Marking the job as an error might require allocating memory, so you
have to avoid that. This is more difficult that it sounds, and
requires code that is explicitly written to ensure that it is
possible. Screw that code up, and you'll almost certainly end up in a
deadlock situation or with a zombie worker thread, at which point you
will be restarting the process anyway!
I can easily come up with examples that demonstrate that for this
particular case, terminating on memory failure is the best situation.
Unfortunately, it seems to me that some peoples seems to advocate "you
must always terminate on any allocation failure on any situation and
this is and will forever be the only valid solution". You post,
unfortunately seems to try to expand my voerly simplified example in
such a way to demontrate that this will never work.
It all depend on context.
Simple example: explode a JPEG image for editing or explode a zip file
in memory to look at the content. Multiple worker thread can all be
doing some processing. When one of the worker try to allocate a large
amount of memory to process the job, the large allocation will fail.
This is a relatively safe situation to recover from because the huge
probability is that what will fail is the single call to do a large
allocation. In this case, what can't be done is allocate a large
block of memory. "common" small block of memory will still be working
fine. So one could safely catch this bad_alloc in the caller and
forgo processing this particular item. It is very unlikely that there
would not be enough memory to log and mark a job as error.
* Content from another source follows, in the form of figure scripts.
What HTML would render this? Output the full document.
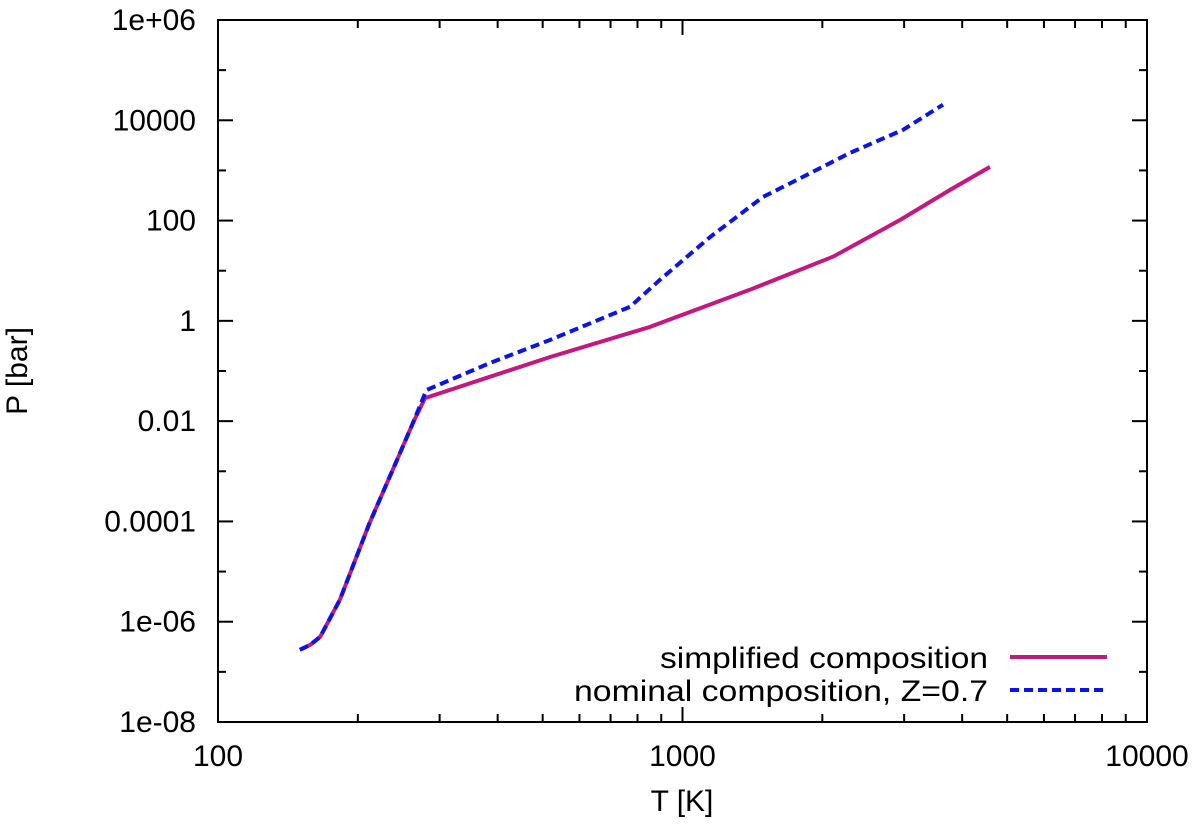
<!DOCTYPE html>
<html><head><meta charset="utf-8"><style>
body{margin:0;background:#fff;}
svg{display:block;font-family:"Liberation Sans",Arial,sans-serif;}
</style></head><body>
<svg id="chart" width="1200" height="830" viewBox="0 0 1200 830" xmlns="http://www.w3.org/2000/svg">
<g id="grid"></g>
<g id="series"></g>
<rect x="218" y="20" width="929" height="702" fill="none" stroke="#000" stroke-width="2"/>
<text x="682" y="811" font-size="30" text-anchor="middle">T [K]</text>
<text x="0" y="0" font-size="30" text-anchor="middle" transform="translate(27,371) rotate(-90)">P [bar]</text>
<g>
<text x="988" y="668" font-size="30" text-anchor="end" textLength="328" lengthAdjust="spacingAndGlyphs">simplified composition</text>
<line x1="1010" y1="657" x2="1107" y2="657" stroke="#c2187f" stroke-width="4"/>
<text x="988" y="701" font-size="30" text-anchor="end" textLength="414" lengthAdjust="spacingAndGlyphs">nominal composition, Z=0.7</text>
<line x1="1010" y1="690" x2="1107" y2="690" stroke="#0a14e8" stroke-width="4" stroke-dasharray="9,5"/>
</g>
</svg>
<script>
const xTicks=[100,1000,10000];
const xTickLabels=["100","1000","10000"];
const yTickExps=[6,4,2,0,-2,-4,-6,-8];
const yTickLabels=["1e+06","10000","100","1","0.01","0.0001","1e-06","1e-08"];
const simplifiedT=[150,158,166,183,212,243,263,279,519,851,1396,2109,2937,3765,4593];
const simplifiedLogP=[-6.56,-6.46,-6.30,-5.56,-4.03,-2.77,-2.03,-1.54,-0.72,-0.12,0.62,1.28,2.01,2.61,3.07];
const nominalT=[150,158,166,183,212,243,263,281,385,519,771,895,1146,1490,1816,2294,2985,3638];
const nominalLogP=[-6.56,-6.46,-6.30,-5.56,-4.03,-2.77,-2.03,-1.38,-0.84,-0.38,0.28,0.82,1.67,2.47,2.87,3.35,3.81,4.31];

const L=218,R=1147,T=20,B=722;
function sx(t){return L+(Math.log10(t)-2)/2*(R-L);}
function sy(lp){return B-(lp+8)/14*(B-T);}
const NS="http://www.w3.org/2000/svg";
const g=document.getElementById('grid'), s=document.getElementById('series');
function el(tag,attrs,parent){const e=document.createElementNS(NS,tag);for(const k in attrs)e.setAttribute(k,attrs[k]);parent.appendChild(e);return e;}
for(let d=2;d<=4;d++){
  for(let m=1;m<=9;m++){
    const v=Math.pow(10,d)*m; if(v>10000||v<100) continue;
    const x=sx(v), len=(m===1)?15:8;
    const a=el('line',{x1:x,y1:B,x2:x,y2:B-len,stroke:'#000','stroke-width':2},g);
    
    
    const b=el('line',{x1:x,y1:T,x2:x,y2:T+len,stroke:'#000','stroke-width':2},g);
    
    
  }
}
xTicks.forEach((v,i)=>{
  const t=el('text',{x:sx(v),y:766,'font-size':30,'text-anchor':'middle'},g);
  t.textContent=xTickLabels[i];
  
  
});
for(let e=-8;e<=6;e++){
  const y=sy(e), len=(e%2===0)?15:8;
  const a=el('line',{x1:L,y1:y,x2:L+len,y2:y,stroke:'#000','stroke-width':2},g);
  
  
  const b=el('line',{x1:R,y1:y,x2:R-len,y2:y,stroke:'#000','stroke-width':2},g);
  
  
}
yTickExps.forEach((e,i)=>{
  const t=el('text',{x:196,y:sy(e)+10,'font-size':30,'text-anchor':'end'},g);
  t.textContent=yTickLabels[i];
  
  
});
function path(ts,ps){
  const pts=ts.map((t,i)=>[sx(t),sy(ps[i])]);
  let d='M'+pts[0][0].toFixed(1)+','+pts[0][1].toFixed(1);
  for(let i=1;i<pts.length;i++) d+=' L'+pts[i][0].toFixed(1)+','+pts[i][1].toFixed(1);
  return d;
}
const p1=el('path',{d:path(simplifiedT,simplifiedLogP),fill:'none',stroke:'#c2187f','stroke-width':4,'stroke-linejoin':'round'},s);


const p2=el('path',{d:path(nominalT,nominalLogP),fill:'none',stroke:'#0a14e8','stroke-width':4,'stroke-dasharray':'9,5','stroke-linejoin':'round'},s);


</script>
</body></html>
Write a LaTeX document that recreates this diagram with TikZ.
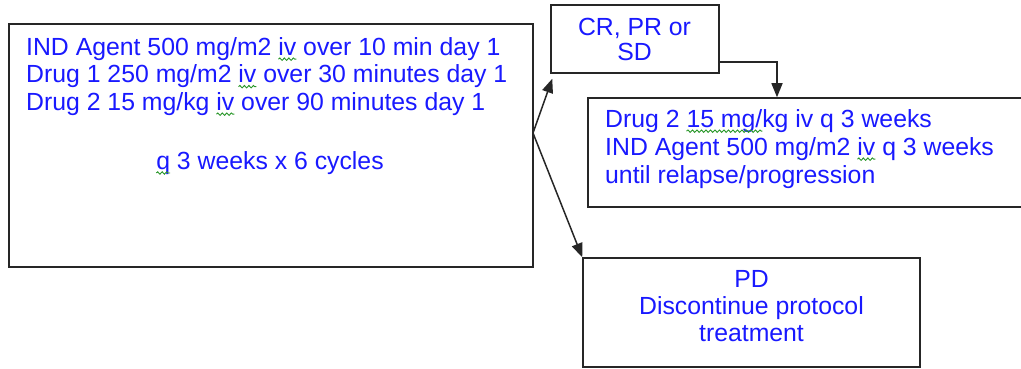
\documentclass[tikz,border=0pt]{standalone}
\usepackage{fontspec}
\setmainfont{Liberation Sans}
\usetikzlibrary{arrows.meta,decorations.pathmorphing}
\definecolor{txtblue}{RGB}{25,25,255}
\definecolor{squig}{RGB}{40,150,40}
\newcommand\sq[1]{\tikz[baseline=(sqw.base)]{\node[inner sep=0pt, outer sep=0pt, text=txtblue] (sqw) {#1};
  \draw[overlay, squig, line width=0.9pt, decorate, decoration={snake, amplitude=1.2pt, segment length=4.5pt}]
    ([yshift=-4pt]sqw.base west) -- ([yshift=-4pt]sqw.base east);}}
\begin{document}
\begin{tikzpicture}[x=1pt,y=-1pt,
  box/.style={draw=black!85, line width=1.5pt, inner sep=0},
  txt/.style={text=txtblue, inner sep=0},
  fa/.style={font=\fontsize{24.8}{27.5}\selectfont},
  fb/.style={font=\fontsize{24.8}{25}\selectfont},
  fc/.style={font=\fontsize{24.8}{28}\selectfont},
  fd/.style={font=\fontsize{24.8}{27}\selectfont},
  arr/.style={draw=black!85, line width=1.5pt, -{Triangle[length=14pt,width=11pt]}}]
\useasboundingbox (0,0) rectangle (1021,369);
\clip (0,0) rectangle (1021,369);
\node[box, minimum width=524, minimum height=243] (main) at (271,145.5) {};
\node[box, minimum width=168, minimum height=68] (cr) at (635,39) {};
\node[box, minimum width=450, minimum height=109] (drug) at (813,152.5) {};
\node[box, minimum width=337, minimum height=109] (pd) at (751.5,312.5) {};
\node[txt, fa, anchor=north west, align=left] (maintxt) at (26,37)
  {IND Agent 500 mg/m2 \sq{iv} over 10 min day 1\\Drug 1 250 mg/m2 \sq{iv} over 30 minutes day 1\\Drug 2 15 mg/kg \sq{iv} over 90 minutes day 1};
\node[txt, fa, anchor=base] (cycles) at (270,169) {\sq{q} 3 weeks x 6 cycles};
\node[txt, fb, anchor=north, align=center] (crtxt) at (634.5,17.5) {CR, PR or\\SD};
\node[txt, fc, anchor=north west, align=left] (drugtxt) at (605,109)
  {Drug 2 \sq{15 mg/}kg iv q 3 weeks\\IND Agent 500 mg/m2 \sq{iv} q 3 weeks\\until relapse/progression};
\node[txt, fd, anchor=north, align=center] (pdtxt) at (751.5,270) {PD\\Discontinue protocol\\treatment};
\coordinate (split) at (533,133);
\draw[arr] (split) -- ([xshift=2pt,yshift=-5pt]cr.south west);
\draw[arr] (split) -- (pd.north west);
\draw[arr] ([yshift=-23pt]cr.east) -| ([xshift=-36pt]drug.north);
\end{tikzpicture}
\end{document}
There is a remote possibility that the large alloc fills the memory to
99.99999% and then the next small alloc fails. This is a rare case
but not necessarily a problem as it can treated differently. In the
area of the code where you know that you will be attempting to
allocate a variable large amount of memory, you can consider bad_alloc
as being a recoverable error, if the bad_alloc happens elsewhere
during "common" allocation, then this is a unexpexted error from
unknown causes and it is probably best to give up and terminate.
Anyway, while you're in the process of attempting to cancel the
oversized job, many other jobs will fail (possibly all of them) since
they can no longer allocate memory either. In the meantime, all your I/
Maybe and maybe not. Simply because as described above, what failed was
allocating the *large amount* of memory.
The following code is perfectly safe:
try
{
int *p1 = new int[aMuchTooLargeNumber];
}
catch(std::bad_alloc &)
{
// OK to ignore
// I can even safely use memory to write logs
}
int *p2 = new int[10];
// Don't catch bad_alloc here because in this case
// this would be a really unexpected error
In fact since the heap allocator will be thread safe (using various
methods such as mutex, lock and sub-heaps) there should be no point in
time when one attempting to allocate a "not too large" block
would fail because a different thread is currently attempting to
allocate "a much too large" block.
(obviously, it is possible that a block size that would not be too
large in a single thread would not be possible to allocate if all the
worker thread all attempted to process such a "large-ish but not too
large" job at the same time.
Yannick